● Task details: Each line of the material must be repeated precisely, with the pictures left out.

● Information shown:

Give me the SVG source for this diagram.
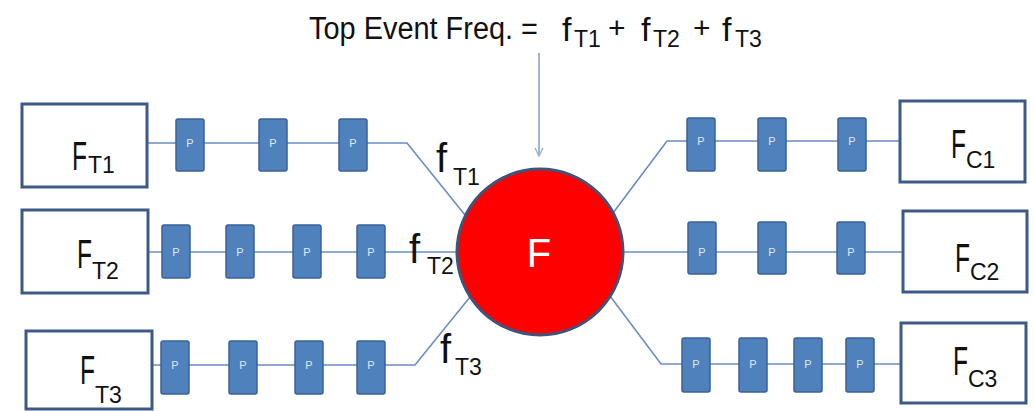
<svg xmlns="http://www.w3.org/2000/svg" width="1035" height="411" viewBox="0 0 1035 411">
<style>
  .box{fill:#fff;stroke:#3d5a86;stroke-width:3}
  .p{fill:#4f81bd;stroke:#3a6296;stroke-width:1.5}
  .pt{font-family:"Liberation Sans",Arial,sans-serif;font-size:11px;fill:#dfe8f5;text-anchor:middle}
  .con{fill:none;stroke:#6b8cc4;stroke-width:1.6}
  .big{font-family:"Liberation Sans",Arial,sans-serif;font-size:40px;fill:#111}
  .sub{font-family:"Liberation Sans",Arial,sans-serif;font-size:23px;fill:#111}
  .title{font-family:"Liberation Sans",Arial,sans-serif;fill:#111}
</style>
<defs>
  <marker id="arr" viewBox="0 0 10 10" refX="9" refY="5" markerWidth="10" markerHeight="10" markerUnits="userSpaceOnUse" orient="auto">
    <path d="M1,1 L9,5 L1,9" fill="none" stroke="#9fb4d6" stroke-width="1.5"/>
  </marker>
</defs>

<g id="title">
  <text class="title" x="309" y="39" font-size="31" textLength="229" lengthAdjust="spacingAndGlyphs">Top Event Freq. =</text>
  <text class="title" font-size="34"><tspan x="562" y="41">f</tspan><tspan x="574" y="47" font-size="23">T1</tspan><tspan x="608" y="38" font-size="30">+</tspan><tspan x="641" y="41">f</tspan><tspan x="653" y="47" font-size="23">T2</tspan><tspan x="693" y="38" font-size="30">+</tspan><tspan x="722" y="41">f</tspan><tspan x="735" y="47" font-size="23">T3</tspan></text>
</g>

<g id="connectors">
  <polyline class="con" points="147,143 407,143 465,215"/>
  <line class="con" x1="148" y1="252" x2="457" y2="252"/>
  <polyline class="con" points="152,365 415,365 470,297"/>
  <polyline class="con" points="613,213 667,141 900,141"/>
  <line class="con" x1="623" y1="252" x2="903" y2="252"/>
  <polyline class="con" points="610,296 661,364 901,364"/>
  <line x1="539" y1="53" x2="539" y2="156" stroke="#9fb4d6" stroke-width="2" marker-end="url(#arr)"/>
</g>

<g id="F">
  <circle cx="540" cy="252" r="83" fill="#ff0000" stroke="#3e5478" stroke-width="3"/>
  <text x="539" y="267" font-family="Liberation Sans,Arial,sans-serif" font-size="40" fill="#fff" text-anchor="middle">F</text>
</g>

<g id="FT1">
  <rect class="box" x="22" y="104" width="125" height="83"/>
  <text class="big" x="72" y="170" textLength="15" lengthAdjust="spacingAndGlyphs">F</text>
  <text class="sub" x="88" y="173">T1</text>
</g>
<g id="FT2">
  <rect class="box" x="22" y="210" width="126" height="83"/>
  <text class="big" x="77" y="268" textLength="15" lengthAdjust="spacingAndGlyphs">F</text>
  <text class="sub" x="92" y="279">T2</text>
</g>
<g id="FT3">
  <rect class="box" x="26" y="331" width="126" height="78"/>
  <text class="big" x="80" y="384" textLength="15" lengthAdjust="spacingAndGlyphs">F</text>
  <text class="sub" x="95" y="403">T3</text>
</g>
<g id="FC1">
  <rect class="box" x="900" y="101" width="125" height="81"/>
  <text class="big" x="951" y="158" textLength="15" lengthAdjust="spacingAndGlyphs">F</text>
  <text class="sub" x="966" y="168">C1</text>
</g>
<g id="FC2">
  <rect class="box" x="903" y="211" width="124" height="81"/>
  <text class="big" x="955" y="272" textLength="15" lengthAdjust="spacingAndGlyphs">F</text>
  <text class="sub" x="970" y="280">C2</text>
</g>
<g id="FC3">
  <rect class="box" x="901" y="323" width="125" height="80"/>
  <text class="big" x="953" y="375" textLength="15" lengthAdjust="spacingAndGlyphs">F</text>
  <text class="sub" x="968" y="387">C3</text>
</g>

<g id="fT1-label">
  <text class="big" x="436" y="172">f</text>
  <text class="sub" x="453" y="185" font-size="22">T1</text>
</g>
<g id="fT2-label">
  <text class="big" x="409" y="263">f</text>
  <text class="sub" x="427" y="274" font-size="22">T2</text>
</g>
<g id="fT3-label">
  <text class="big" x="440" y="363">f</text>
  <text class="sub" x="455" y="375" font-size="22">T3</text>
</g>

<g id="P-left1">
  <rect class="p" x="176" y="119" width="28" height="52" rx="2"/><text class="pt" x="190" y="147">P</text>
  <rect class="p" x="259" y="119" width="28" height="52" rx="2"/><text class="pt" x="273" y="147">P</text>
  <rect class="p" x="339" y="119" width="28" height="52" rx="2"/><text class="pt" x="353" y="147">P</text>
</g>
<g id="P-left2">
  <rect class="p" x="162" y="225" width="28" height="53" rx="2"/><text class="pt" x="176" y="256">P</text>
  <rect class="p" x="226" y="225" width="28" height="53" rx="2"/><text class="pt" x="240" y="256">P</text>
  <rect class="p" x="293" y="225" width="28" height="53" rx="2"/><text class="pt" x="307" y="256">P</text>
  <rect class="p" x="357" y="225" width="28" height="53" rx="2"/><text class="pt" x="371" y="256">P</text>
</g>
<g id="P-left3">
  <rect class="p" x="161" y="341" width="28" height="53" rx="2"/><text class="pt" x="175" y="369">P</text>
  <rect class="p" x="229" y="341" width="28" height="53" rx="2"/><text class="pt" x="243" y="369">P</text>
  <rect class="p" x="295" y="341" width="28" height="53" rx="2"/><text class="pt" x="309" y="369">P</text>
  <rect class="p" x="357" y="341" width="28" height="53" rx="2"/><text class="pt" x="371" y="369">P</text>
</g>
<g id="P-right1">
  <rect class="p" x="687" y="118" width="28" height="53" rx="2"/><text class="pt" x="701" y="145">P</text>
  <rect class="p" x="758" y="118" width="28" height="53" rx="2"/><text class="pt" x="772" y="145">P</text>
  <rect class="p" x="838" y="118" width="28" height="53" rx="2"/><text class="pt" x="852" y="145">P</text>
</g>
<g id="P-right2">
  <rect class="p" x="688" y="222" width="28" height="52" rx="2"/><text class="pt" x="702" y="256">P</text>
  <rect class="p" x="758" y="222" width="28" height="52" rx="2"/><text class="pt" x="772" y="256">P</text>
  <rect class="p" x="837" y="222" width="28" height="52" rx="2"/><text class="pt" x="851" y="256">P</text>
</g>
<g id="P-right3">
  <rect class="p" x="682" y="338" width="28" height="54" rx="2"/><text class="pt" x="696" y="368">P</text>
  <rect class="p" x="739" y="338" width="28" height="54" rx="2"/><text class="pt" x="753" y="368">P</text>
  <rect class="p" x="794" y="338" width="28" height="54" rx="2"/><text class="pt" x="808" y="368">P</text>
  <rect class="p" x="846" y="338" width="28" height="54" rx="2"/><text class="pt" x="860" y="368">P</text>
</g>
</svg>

● Written response:
Give me the SVG source for this diagram.
<svg xmlns="http://www.w3.org/2000/svg" width="1035" height="411" viewBox="0 0 1035 411">
<style>
  .box{fill:#fff;stroke:#3d5a86;stroke-width:3}
  .p{fill:#4f81bd;stroke:#3a6296;stroke-width:1.5}
  .pt{font-family:"Liberation Sans",Arial,sans-serif;font-size:11px;fill:#dfe8f5;text-anchor:middle}
  .con{fill:none;stroke:#6b8cc4;stroke-width:1.6}
  .big{font-family:"Liberation Sans",Arial,sans-serif;font-size:40px;fill:#111}
  .sub{font-family:"Liberation Sans",Arial,sans-serif;font-size:23px;fill:#111}
  .title{font-family:"Liberation Sans",Arial,sans-serif;fill:#111}
</style>
<defs>
  <marker id="arr" viewBox="0 0 10 10" refX="9" refY="5" markerWidth="10" markerHeight="10" markerUnits="userSpaceOnUse" orient="auto">
    <path d="M1,1 L9,5 L1,9" fill="none" stroke="#9fb4d6" stroke-width="1.5"/>
  </marker>
</defs>

<g id="title">
  <text class="title" x="309" y="39" font-size="31" textLength="229" lengthAdjust="spacingAndGlyphs">Top Event Freq. =</text>
  <text class="title" font-size="34"><tspan x="562" y="41">f</tspan><tspan x="574" y="47" font-size="23">T1</tspan><tspan x="608" y="38" font-size="30">+</tspan><tspan x="641" y="41">f</tspan><tspan x="653" y="47" font-size="23">T2</tspan><tspan x="693" y="38" font-size="30">+</tspan><tspan x="722" y="41">f</tspan><tspan x="735" y="47" font-size="23">T3</tspan></text>
</g>

<g id="connectors">
  <polyline class="con" points="147,143 407,143 465,215"/>
  <line class="con" x1="148" y1="252" x2="457" y2="252"/>
  <polyline class="con" points="152,365 415,365 470,297"/>
  <polyline class="con" points="613,213 667,141 900,141"/>
  <line class="con" x1="623" y1="252" x2="903" y2="252"/>
  <polyline class="con" points="610,296 661,364 901,364"/>
  <line x1="539" y1="53" x2="539" y2="156" stroke="#9fb4d6" stroke-width="2" marker-end="url(#arr)"/>
</g>

<g id="F">
  <circle cx="540" cy="252" r="83" fill="#ff0000" stroke="#3e5478" stroke-width="3"/>
  <text x="539" y="267" font-family="Liberation Sans,Arial,sans-serif" font-size="40" fill="#fff" text-anchor="middle">F</text>
</g>

<g id="FT1">
  <rect class="box" x="22" y="104" width="125" height="83"/>
  <text class="big" x="72" y="170" textLength="15" lengthAdjust="spacingAndGlyphs">F</text>
  <text class="sub" x="88" y="173">T1</text>
</g>
<g id="FT2">
  <rect class="box" x="22" y="210" width="126" height="83"/>
  <text class="big" x="77" y="268" textLength="15" lengthAdjust="spacingAndGlyphs">F</text>
  <text class="sub" x="92" y="279">T2</text>
</g>
<g id="FT3">
  <rect class="box" x="26" y="331" width="126" height="78"/>
  <text class="big" x="80" y="384" textLength="15" lengthAdjust="spacingAndGlyphs">F</text>
  <text class="sub" x="95" y="403">T3</text>
</g>
<g id="FC1">
  <rect class="box" x="900" y="101" width="125" height="81"/>
  <text class="big" x="951" y="158" textLength="15" lengthAdjust="spacingAndGlyphs">F</text>
  <text class="sub" x="966" y="168">C1</text>
</g>
<g id="FC2">
  <rect class="box" x="903" y="211" width="124" height="81"/>
  <text class="big" x="955" y="272" textLength="15" lengthAdjust="spacingAndGlyphs">F</text>
  <text class="sub" x="970" y="280">C2</text>
</g>
<g id="FC3">
  <rect class="box" x="901" y="323" width="125" height="80"/>
  <text class="big" x="953" y="375" textLength="15" lengthAdjust="spacingAndGlyphs">F</text>
  <text class="sub" x="968" y="387">C3</text>
</g>

<g id="fT1-label">
  <text class="big" x="436" y="172">f</text>
  <text class="sub" x="453" y="185" font-size="22">T1</text>
</g>
<g id="fT2-label">
  <text class="big" x="409" y="263">f</text>
  <text class="sub" x="427" y="274" font-size="22">T2</text>
</g>
<g id="fT3-label">
  <text class="big" x="440" y="363">f</text>
  <text class="sub" x="455" y="375" font-size="22">T3</text>
</g>

<g id="P-left1">
  <rect class="p" x="176" y="119" width="28" height="52" rx="2"/><text class="pt" x="190" y="147">P</text>
  <rect class="p" x="259" y="119" width="28" height="52" rx="2"/><text class="pt" x="273" y="147">P</text>
  <rect class="p" x="339" y="119" width="28" height="52" rx="2"/><text class="pt" x="353" y="147">P</text>
</g>
<g id="P-left2">
  <rect class="p" x="162" y="225" width="28" height="53" rx="2"/><text class="pt" x="176" y="256">P</text>
  <rect class="p" x="226" y="225" width="28" height="53" rx="2"/><text class="pt" x="240" y="256">P</text>
  <rect class="p" x="293" y="225" width="28" height="53" rx="2"/><text class="pt" x="307" y="256">P</text>
  <rect class="p" x="357" y="225" width="28" height="53" rx="2"/><text class="pt" x="371" y="256">P</text>
</g>
<g id="P-left3">
  <rect class="p" x="161" y="341" width="28" height="53" rx="2"/><text class="pt" x="175" y="369">P</text>
  <rect class="p" x="229" y="341" width="28" height="53" rx="2"/><text class="pt" x="243" y="369">P</text>
  <rect class="p" x="295" y="341" width="28" height="53" rx="2"/><text class="pt" x="309" y="369">P</text>
  <rect class="p" x="357" y="341" width="28" height="53" rx="2"/><text class="pt" x="371" y="369">P</text>
</g>
<g id="P-right1">
  <rect class="p" x="687" y="118" width="28" height="53" rx="2"/><text class="pt" x="701" y="145">P</text>
  <rect class="p" x="758" y="118" width="28" height="53" rx="2"/><text class="pt" x="772" y="145">P</text>
  <rect class="p" x="838" y="118" width="28" height="53" rx="2"/><text class="pt" x="852" y="145">P</text>
</g>
<g id="P-right2">
  <rect class="p" x="688" y="222" width="28" height="52" rx="2"/><text class="pt" x="702" y="256">P</text>
  <rect class="p" x="758" y="222" width="28" height="52" rx="2"/><text class="pt" x="772" y="256">P</text>
  <rect class="p" x="837" y="222" width="28" height="52" rx="2"/><text class="pt" x="851" y="256">P</text>
</g>
<g id="P-right3">
  <rect class="p" x="682" y="338" width="28" height="54" rx="2"/><text class="pt" x="696" y="368">P</text>
  <rect class="p" x="739" y="338" width="28" height="54" rx="2"/><text class="pt" x="753" y="368">P</text>
  <rect class="p" x="794" y="338" width="28" height="54" rx="2"/><text class="pt" x="808" y="368">P</text>
  <rect class="p" x="846" y="338" width="28" height="54" rx="2"/><text class="pt" x="860" y="368">P</text>
</g>
</svg>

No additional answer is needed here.